Friday, 17 June 2011
Ham on Wry Award-Obnoxious Commuter
Posted on 14:07 by Unknown
A female passenger riding a Metro-North train out of New York evidently needs help from Miss Manners in using proper eitquette when riding the rails. A fellow passenger posted a video Tuesday on YouTube (link below), captured on a cell phone during this woman's interaction with one of the conductors. The conductor approached the woman and requested that she speak quietly and stop using profanity or move to the vestibule to continue the conversation. The woman responded by saying, "Do you know what schools I've been to?" As the conductor explained what happened to a fellow conductor, the passenger grew increasingly boisterous and intruded on the conversation between the two conductors.
The irate woman asked what profanity she had used, and, if I heard correctly, the conductor mentioned the f-bomb.
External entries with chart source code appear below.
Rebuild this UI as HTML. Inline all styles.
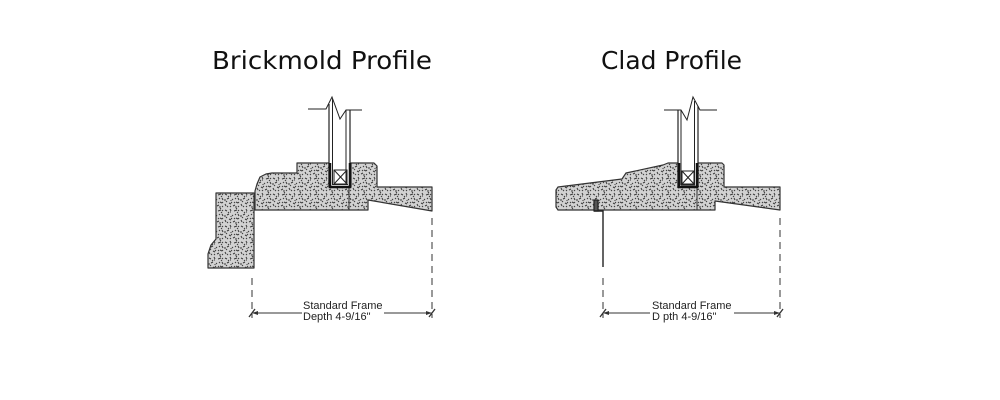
<!DOCTYPE html>
<html>
<head>
<meta charset="utf-8">
<style>
html,body{margin:0;padding:0;background:#fff;}
svg{display:block;}
</style>
</head>
<body>
<svg width="1000" height="400" viewBox="0 0 1000 400" xmlns="http://www.w3.org/2000/svg">
<defs>
<pattern id="st" width="16" height="16" patternUnits="userSpaceOnUse">
<rect width="16" height="16" fill="#d2d2d2"/>
<path d="M1 2l2 1M6 1l1 2M10 3l3-1M14 6l1 2M3 7l2-1M8 7l1 1M12 10l2 1M1 12l1 2M5 11l2 1M9 14l2-1M14 14l1 1M6 4h1M11 6l1 1M3 15l1-1M8 10l-1 1M15 2l-1 1M4 4l1 1M12 0l1 1M0 8l2 0M10 11l1-1M6 14l1 1M13 4l1 1M2 10l1-1M7 8l0 1M15 10l-1 1M11 15l2 0" stroke="#3a3a3a" stroke-width="1" fill="none"/>
</pattern>
</defs>

<!-- Titles -->
<text x="212" y="69" font-family="DejaVu Sans, Liberation Sans, sans-serif" font-size="25" fill="#111" textLength="220" lengthAdjust="spacingAndGlyphs">Brickmold Profile</text>
<text x="601" y="69" font-family="DejaVu Sans, Liberation Sans, sans-serif" font-size="25" fill="#111" textLength="141" lengthAdjust="spacingAndGlyphs">Clad Profile</text>

<!-- ============ BRICKMOLD ============ -->
<g stroke="#333" stroke-width="1.2" stroke-linejoin="round">
  <polygon points="216,193 254,193 254,268 208,268 208,254 211,245 216,239" fill="url(#st)"/>
  <polygon points="255,210 255,191 257,184 260,177 266,174 272,173 297,173 297,163 329,163 329,187 351,187 351,163 374,163 377,166 377,187 432,187 432,211 368,200 368,210" fill="url(#st)"/>
</g>
<line x1="349" y1="187" x2="349" y2="210" stroke="#333" stroke-width="1"/>
<g stroke="#222" fill="none">
  <polyline points="308,109 326,109 332,97 340,119 346,110 362,110" stroke-width="1"/>
  <line x1="329" y1="104" x2="329" y2="187" stroke-width="1.2"/>
  <line x1="332.5" y1="99" x2="332.5" y2="185" stroke-width="1"/>
  <line x1="346" y1="110" x2="346" y2="185" stroke-width="1"/>
  <line x1="350" y1="110" x2="350" y2="187" stroke-width="1.2"/>
  <polyline points="330,163 330,187 350,187 350,163" stroke-width="2.5" stroke="#111"/>
  <line x1="332" y1="184.5" x2="348" y2="184.5" stroke-width="1"/>
  <rect x="334" y="170" width="13" height="14" stroke-width="1"/>
  <line x1="334" y1="170" x2="347" y2="184" stroke-width="1"/>
  <line x1="347" y1="170" x2="334" y2="184" stroke-width="1"/>
</g>
<g stroke="#333" stroke-width="1" fill="none">
  <line x1="252" y1="278" x2="252" y2="318" stroke-dasharray="7,5"/>
  <line x1="432" y1="218" x2="432" y2="318" stroke-dasharray="7,5"/>
  <line x1="252" y1="313" x2="302" y2="313"/>
  <line x1="384" y1="313" x2="432" y2="313"/>
  <line x1="249" y1="317" x2="255" y2="309" stroke-width="1.3"/>
  <line x1="429" y1="317" x2="435" y2="309" stroke-width="1.3"/>
</g>
<path d="M252 313 l6 -2 v4z M432 313 l-6 -2 v4z" fill="#333"/>
<text x="303" y="309" font-family="Liberation Sans, sans-serif" font-size="11" fill="#222">Standard Frame</text>
<text x="303" y="320" font-family="Liberation Sans, sans-serif" font-size="11" fill="#222">Depth 4-9/16"</text>

<!-- ============ CLAD ============ -->
<g stroke="#333" stroke-width="1.2" stroke-linejoin="round">
  <polygon points="556,190 558,187 622,179 626,173 663,165 668,163 678,163 678,187 698,187 698,163 722,163 724,165 724,187 780,187 780,210 715,201 715,210 558,210 556,207" fill="url(#st)"/>
</g>
<line x1="697" y1="187" x2="697" y2="210" stroke="#333" stroke-width="1"/>
<g stroke="#222" fill="none">
  <rect x="594" y="200" width="4" height="11" stroke-width="1.2" fill="#555"/>
  <polyline points="594,211 603,211 603,267" stroke-width="1.4"/>
</g>
<g stroke="#222" fill="none">
  <polyline points="664,110 681,110 687,120 693,97 700,110 717,110" stroke-width="1"/>
  <line x1="678" y1="110" x2="678" y2="187" stroke-width="1.2"/>
  <line x1="681" y1="110" x2="681" y2="185" stroke-width="1"/>
  <line x1="694.5" y1="101" x2="694.5" y2="185" stroke-width="1"/>
  <line x1="698" y1="106" x2="698" y2="187" stroke-width="1.2"/>
  <polyline points="679,163 679,187 697,187 697,163" stroke-width="2.5" stroke="#111"/>
  <line x1="681" y1="185" x2="695" y2="185" stroke-width="1"/>
  <rect x="682" y="171" width="12" height="13" stroke-width="1"/>
  <line x1="682" y1="171" x2="694" y2="184" stroke-width="1"/>
  <line x1="694" y1="171" x2="682" y2="184" stroke-width="1"/>
</g>
<g stroke="#333" stroke-width="1" fill="none">
  <line x1="603" y1="278" x2="603" y2="318" stroke-dasharray="7,5"/>
  <line x1="780" y1="218" x2="780" y2="318" stroke-dasharray="7,5"/>
  <line x1="603" y1="313" x2="650" y2="313"/>
  <line x1="734" y1="313" x2="780" y2="313"/>
  <line x1="600" y1="317" x2="606" y2="309" stroke-width="1.3"/>
  <line x1="777" y1="317" x2="783" y2="309" stroke-width="1.3"/>
</g>
<path d="M603 313 l6 -2 v4z M780 313 l-6 -2 v4z" fill="#333"/>
<text x="652" y="309" font-family="Liberation Sans, sans-serif" font-size="11" fill="#222">Standard Frame</text>
<text x="652" y="320" font-family="Liberation Sans, sans-serif" font-size="11" fill="#222">D pth 4-9/16"</text>
</svg>
</body>
</html>
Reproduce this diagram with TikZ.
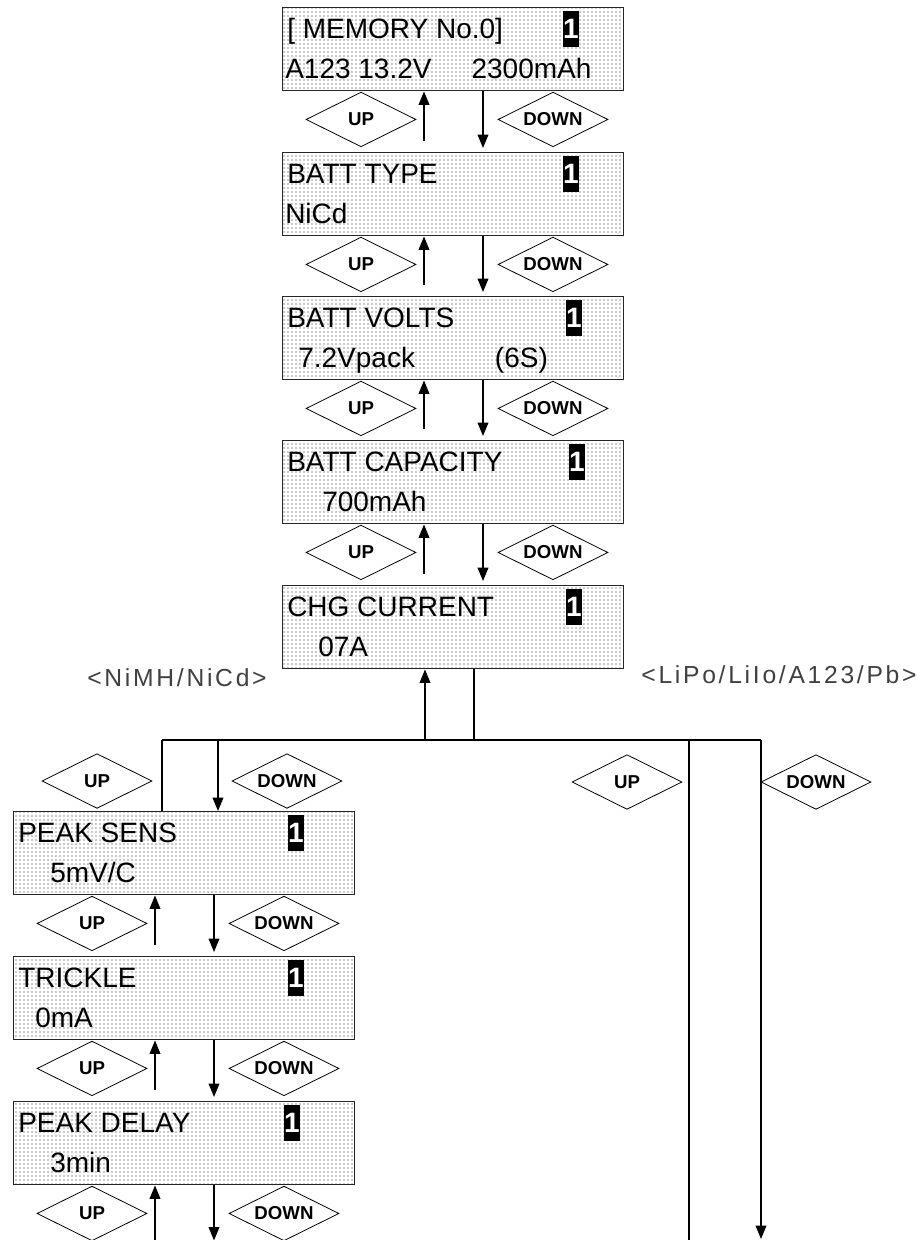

The woman interrupted, "I'm sorry. Do you think I'm a little hoodlum?" My response would have been, "No, I think you're an extremely rude, self-aborbed woman totally lacking in courtesy!" Unfortunately, I did not have that opportunity. To the conductor's credit, she still spoke in a calm voice when she then infomred the woman she'd be removed from the train, if she didn't return to her seat. The woman loudlyproclaimed she wanted to get off the train and demanded her money back.
The conductors walked away and one said, "Go to customer service." In her loudest voice, the passenger whined, "I am not a crazy person. I am a very well-educated person." After a minute or so, a conductor announced that passengers should please not use profanity on the train, "especially those people who went to Harvard or Yale or are from Westport." In my view, that takes the prize for best part of the story.
This woman might have attended a top-notch university, but she obviously missed the course on politeness. She had the audacity to say that she was having a private conversation when she used the questionable language. Excuse me! Private? When every passenger on that train car was subjected to her loud voice and questionable language, the word private is a misnomer. If she wanted privacy, she should have waited until she was alone to have the conversation. Score one for the train conductors!